At the upcoming annual meeting on June 13th, Tesla’s shareholders face a historic vote where they will be asked to ratify the 2018 stock option grant to CEO, Elon Musk. Why? On January 30, 2024, the Delaware court ruled that the 2018 stock option award, with an intrinsic value of $51 billion, ought to be rescinded.
The legal effect of the stockholder vote is, at best, unclear. Tesla’s asserts that section 204 of the Delaware code can ratify the 2018 option award to Mr. Musk. Professor Charles Elson (2024) has suggested in a proposed brief submitted to the Delaware court that there is no such thing as a statutory ratification of a fiduciary breach, where the breach refers to the circumstances associated with the 2018 award that the Court took issue with. He contends that section 204 was meant to only cover technical defects, based on his review of 32 reported and unreported cases citing section 204.
Prof. Elson goes on to say that “any attempt to revive the award after judgment is, in substance, a transfer of corporate assets ... for which no consideration at all is received. Such a transfer is in effect a gift” that can only be approved by a unanimous shareholder vote. Hence, in Professor Elson’s view, ratification will not reinstate the original option contract even if a majority of shareholders vote to approve the 2018 CEO award.
Importantly, however, the vote does not only present legal questions. There are also significant accounting questions. Tesla’s 2024 proxy statement seems to suggest that reinstating the 2018 award will result in no incremental charge to its bottom line.
I argue that this is an unreasonable interpretation of both the accounting guidance and the economics of the ratified award. Before they vote one way or the other, shareholders need to be aware that if the ratification is successful in restoring the 2018 award, it will likely lead to a hit to Tesla’s earnings of a number around or upwards of $25 billion.

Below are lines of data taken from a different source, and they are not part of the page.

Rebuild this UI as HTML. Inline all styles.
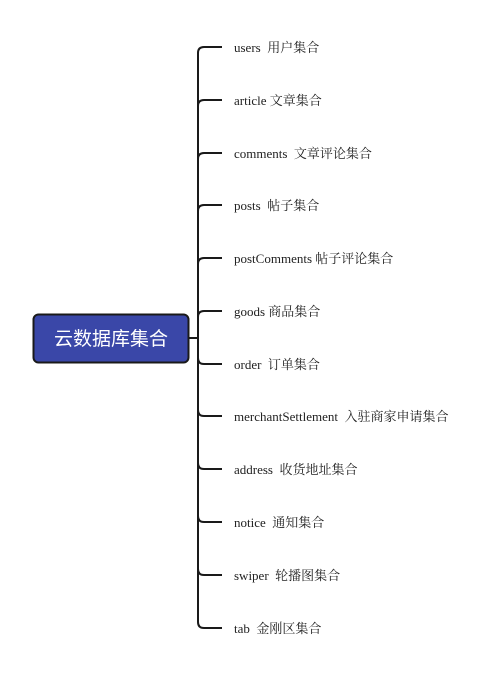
<!DOCTYPE html>
<html><head><meta charset="utf-8"><style>
html,body{margin:0;padding:0;background:#fff;width:499px;height:675px;overflow:hidden}
text.l{font-family:"Liberation Serif","Noto Serif CJK SC","Noto Sans CJK SC",serif;font-size:13px;fill:#222;white-space:pre}
</style></head><body>
<svg width="499" height="675" xmlns="http://www.w3.org/2000/svg">
<g fill="none" stroke="#1a1a1a" stroke-width="2">
<path d="M222 47 H204 Q198 47 198 53 V622 Q198 628 204 628 H222"/>
<path d="M189 338 H198"/>
<path d="M222 100 H204 Q198 100 198 106"/>
<path d="M222 153 H204 Q198 153 198 159"/>
<path d="M222 205 H204 Q198 205 198 211"/>
<path d="M222 258 H204 Q198 258 198 264"/>
<path d="M222 311 H204 Q198 311 198 317"/>
<path d="M222 364 H204 Q198 364 198 358"/>
<path d="M222 416 H204 Q198 416 198 410"/>
<path d="M222 469 H204 Q198 469 198 463"/>
<path d="M222 522 H204 Q198 522 198 516"/>
<path d="M222 575 H204 Q198 575 198 569"/>
</g>
<rect x="33.5" y="314.5" width="155" height="48" rx="5" fill="#3a47a8" stroke="#1a1a1a" stroke-width="2"/>
<text x="111" y="345" text-anchor="middle" font-family="'Liberation Sans','Noto Sans CJK SC',sans-serif" font-size="19" fill="#fff">云数据库集合</text>
<text class="l" x="234" y="52">users&#160; 用户集合</text>
<text class="l" x="234" y="105">article 文章集合</text>
<text class="l" x="234" y="158">comments&#160; 文章评论集合</text>
<text class="l" x="234" y="210">posts&#160; 帖子集合</text>
<text class="l" x="234" y="263">postComments 帖子评论集合</text>
<text class="l" x="234" y="316">goods 商品集合</text>
<text class="l" x="234" y="369">order&#160; 订单集合</text>
<text class="l" x="234" y="421">merchantSettlement&#160; 入驻商家申请集合</text>
<text class="l" x="234" y="474">address&#160; 收货地址集合</text>
<text class="l" x="234" y="527">notice&#160; 通知集合</text>
<text class="l" x="234" y="580">swiper&#160; 轮播图集合</text>
<text class="l" x="234" y="633">tab&#160; 金刚区集合</text>
</svg>
</body></html>
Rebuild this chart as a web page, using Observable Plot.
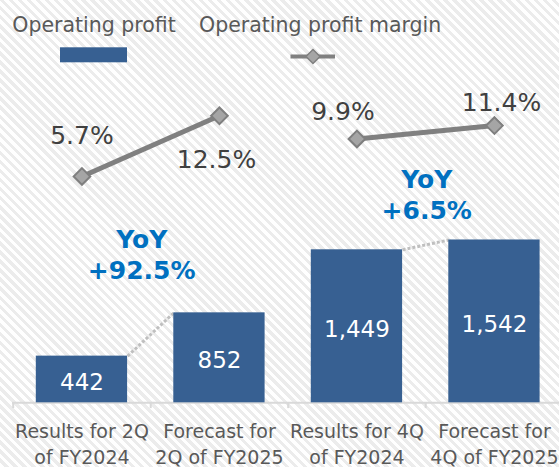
<!DOCTYPE html>
<html><head><meta charset="utf-8">
<script src="https://cdn.jsdelivr.net/npm/d3@7"></script>
<script src="https://cdn.jsdelivr.net/npm/@observablehq/plot@0.6"></script>
<style>
html,body{margin:0;padding:0;}
body{width:559px;height:467px;overflow:hidden;background:#fff repeating-linear-gradient(45deg,#ffffff 0px,#ffffff 3.2px,#ececec 3.2px,#ececec 6.4px);font-family:"DejaVu Sans",sans-serif;}
#legend{display:block;}
#chart{position:relative;width:559px;height:395px;}
#chart svg{position:absolute;left:0;top:0;}
</style></head><body>
<svg id="legend" width="559" height="72" font-family="DejaVu Sans">
<text x="12.3" y="31.7" font-size="20.5" fill="#595959">Operating profit</text>
<rect x="60" y="47.3" width="67" height="15" fill="#376092"></rect>
<text x="199" y="31.7" font-size="20.5" fill="#595959">Operating profit margin</text>
<line x1="290.5" x2="335" y1="56.5" y2="56.5" stroke="#808080" stroke-width="4"></line>
<path d="M313,49.5L320,56.5L313,63.5L306,56.5Z" fill="#a5a5a5" stroke="#7f7f7f" stroke-width="1.5"></path>
</svg>
<div id="chart"></div>
<script>
const categories = ["Results for 2Q\nof FY2024", "Forecast for\n2Q of FY2025", "Results for 4Q\nof FY2024", "Forecast for\n4Q of FY2025"];
const profit = [442, 852, 1449, 1542];
const profitLabels = ["442", "852", "1,449", "1,542"];
const margin = [5.7, 12.5, 9.9, 11.4];
const marginLabels = ["5.7%", "12.5%", "9.9%", "11.4%"];
const periodGroup = ["2Q", "2Q", "4Q", "4Q"];
const yoyLabels = ["YoY\n+92.5%", "YoY\n+6.5%"];
const yoyPairs = [[0, 1], [2, 3]];

const rows = categories.map((c, i) => ({i, category: c, profit: profit[i], label: profitLabels[i], margin: margin[i], mlabel: marginLabels[i], group: periodGroup[i]}));
const yoy = yoyPairs.map((p, k) => ({x: (p[0] + p[1]) / 2, y: Math.max(profit[p[0]], profit[p[1]]), text: yoyLabels[k], k}));

const W = 559, H = 395;
const halfBar = 0.332;
const xScale = {type: "linear", domain: [-0.5, 3.5], range: [12.7, 562.7], axis: null};
const common = {width: W, height: H, marginLeft: 12, marginRight: 0, marginTop: 0, marginBottom: 0,
  style: {background: "none", fontFamily: "DejaVu Sans", overflow: "visible"}};

const bars = Plot.plot({
  ...common,
  x: xScale,
  y: {domain: [0, 3128], range: [330.3, 0], axis: null},
  marks: [
    Plot.ruleY([0], {stroke: "#d9d9d9", strokeWidth: 2}),
    Plot.ruleX(rows, {x: d => d.i - 0.5, y1: 0, y2: -55, stroke: "#d9d9d9", strokeWidth: 2}),
    Plot.link(yoyPairs, {x1: p => p[0] + halfBar, y1: p => profit[p[0]], x2: p => p[1] - halfBar, y2: p => profit[p[1]], stroke: "#bfbfbf", strokeWidth: 3, strokeDasharray: "3 2"}),
    Plot.rectY(rows, {x1: d => d.i - halfBar, x2: d => d.i + halfBar, y: "profit", fill: "#376092"}),
    Plot.text(rows, {x: "i", y: d => d.profit / 2, text: "label", fill: "white", fontSize: 23, dy: 3}),
    Plot.text(rows, {x: "i", y: 0, text: "category", lineAnchor: "top", dy: 16.5, fontSize: 19, fill: "#595959", lineHeight: 1.368}),
    Plot.text(yoy, {filter: d => d.k === 0, x: "x", y: "y", text: "text", dx: -9, dy: -33.7, lineAnchor: "bottom", lineHeight: 1.26, fontSize: 25, fontWeight: "bold", fill: "#0070c0"}),
    Plot.text(yoy, {filter: d => d.k === 1, x: "x", y: "y", text: "text", dx: 1, dy: -21, lineAnchor: "bottom", lineHeight: 1.24, fontSize: 25, fontWeight: "bold", fill: "#0070c0"})
  ]
});

const lineChart = Plot.plot({
  ...common,
  x: xScale,
  y: {domain: [0, 17.354], range: [154.8, 0], axis: null},
  marks: [
    Plot.line(rows, {x: "i", y: "margin", z: "group", stroke: "#808080", strokeWidth: 5}),
    Plot.dot(rows, {x: "i", y: "margin", symbol: "diamond2", r: 7.5, fill: "#a5a5a5", stroke: "#7f7f7f", strokeWidth: 2}),
    Plot.text(rows, {filter: d => d.i === 0, x: "i", y: "margin", text: "mlabel", lineAnchor: "bottom", dx: 0, dy: -32.7, fontSize: 25, fill: "#404040"}),
    Plot.text(rows, {filter: d => d.i === 1, x: "i", y: "margin", text: "mlabel", lineAnchor: "bottom", dx: -3, dy: 52.7, fontSize: 25, fill: "#404040"}),
    Plot.text(rows, {filter: d => d.i === 2, x: "i", y: "margin", text: "mlabel", lineAnchor: "bottom", dx: -14, dy: -19, fontSize: 25, fill: "#404040"}),
    Plot.text(rows, {filter: d => d.i === 3, x: "i", y: "margin", text: "mlabel", lineAnchor: "bottom", dx: 7, dy: -14.7, fontSize: 25, fill: "#404040"})
  ]
});

const chart = document.getElementById("chart");
chart.appendChild(bars);
chart.appendChild(lineChart);
</script>
</body></html>
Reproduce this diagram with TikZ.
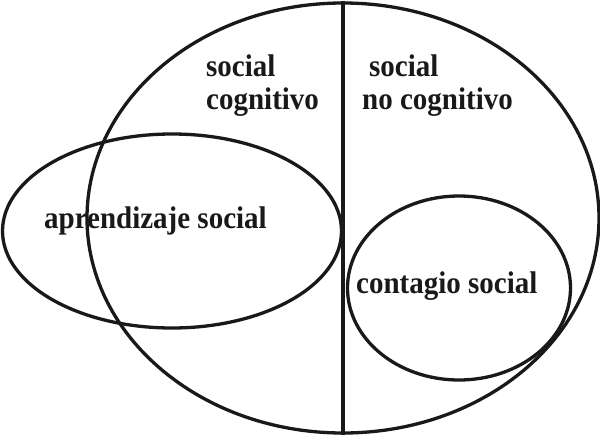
\documentclass[tikz,border=0pt]{standalone}
\usepackage{fontspec}
\setmainfont{Liberation Serif}
\usetikzlibrary{shapes.geometric}
\begin{document}
\begin{tikzpicture}[x=1pt,y=-1pt,
  ring/.style={draw=black!90,line width=3.3pt,ellipse,inner sep=0pt},
  lbl/.style={anchor=base west,inner sep=0pt,font=\fontsize{29}{33}\selectfont\bfseries,text=black!90}]
\useasboundingbox[fill=white] (0,0) rectangle (600,436);
\node[ring,minimum width=512pt,minimum height=430pt] (big) at (343,218) {};
\node[ring,minimum width=339pt,minimum height=194pt] (learn) at (172,231) {};
\node[ring,minimum width=223pt,minimum height=184pt] (cont) at (459,288) {};
\draw[draw=black!90,line width=3.3pt] (big.north) -- (big.south);
\node[lbl] (s1) at (206,77) {\scalebox{1}[1.08]{social}};
\node[lbl] (c1) at (206,110) {\scalebox{1}[1.08]{cognitivo}};
\node[lbl] (s2) at (369,77) {\scalebox{1}[1.08]{social}};
\node[lbl] (c2) at (362,110) {\scalebox{1}[1.08]{no cognitivo}};
\node[lbl] (ap) at (44,228) {\scalebox{1}[1.08]{aprendizaje social}};
\node[lbl] (cs) at (356,293) {\scalebox{1}[1.08]{contagio social}};
\end{tikzpicture}
\end{document}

First, performance-based stock options, by definition, involve a bet on the future. The unknown uncertainties associated with that bet greatly reduced the fair value of the grant and hence the compensation expense when the grant was awarded back in 2018. Hence, Tesla only booked an ex-ante value of $2.28 billion by way of compensation expense.
Today, however, that uncertainty related to the performance conditions has passed. Tesla has achieved all the relevant milestones. The intrinsic value of those options was approximately $51 billion at the time of the Delaware judgement (303,960,630 options at $191.59 which is the closing price of January 30, 2024, the date of the court order - strike price of $23.33).
Second, ASC 718, the Financial Accounting Standards Board (FASB) rule governing stock option accounting, assigns a great deal of sanctity to the distinction between ex-ante and ex-post events associated with performance-based stock option compensation. Rescission of the award by the Delaware court fundamentally changed the nature of any action taken now by shareholders.
If the Court had allowed the 2018 grant to remain in place, it would be very likely that Mr. Musk would have exercised the options to obtain a sizeable increase in his stake in Tesla and hence diluted the other shareholders. Rescission removed the expected cost of this dilution, as argued by Plaintiff’s experts in the Delaware case, Professors Lucian Bebchuk and Robert Jackson (2024).
In essence, the options that Tesla is asking shareholders to restore to Mr. Musk are deep in-the-money options or options that specify a strike price at which a share can be acquired considerably lower than the current stock price. ASC 718 states that the fair value of such a deep-in-the-money option should be expensed as compensation expense. If a successful ratification vote has the legal effect that Tesla says it does, it will give back to Mr. Musk an immediately exercisable 303,960,630 options, whose intrinsic value is $51 billion.
Tesla’s 2024 proxy statement seem to hint that a new award of equivalent economic value could result in a charge of around $25 billion to factor in discounts for mandating that Mr. Musk hold the vested stock for five years. Tesla’s statement that a vote to ratify and restore the prior award—with an identical economic effect—will not involve any incremental accounting charge seems implausible to me.
Even if we were to go with the conservative $25 billion number, Tesla will have to book that number as compensation expense. That charge will potentially wipe out Tesla’s pre-tax profits for the last two years of $14.9 billion and $12.5 billion.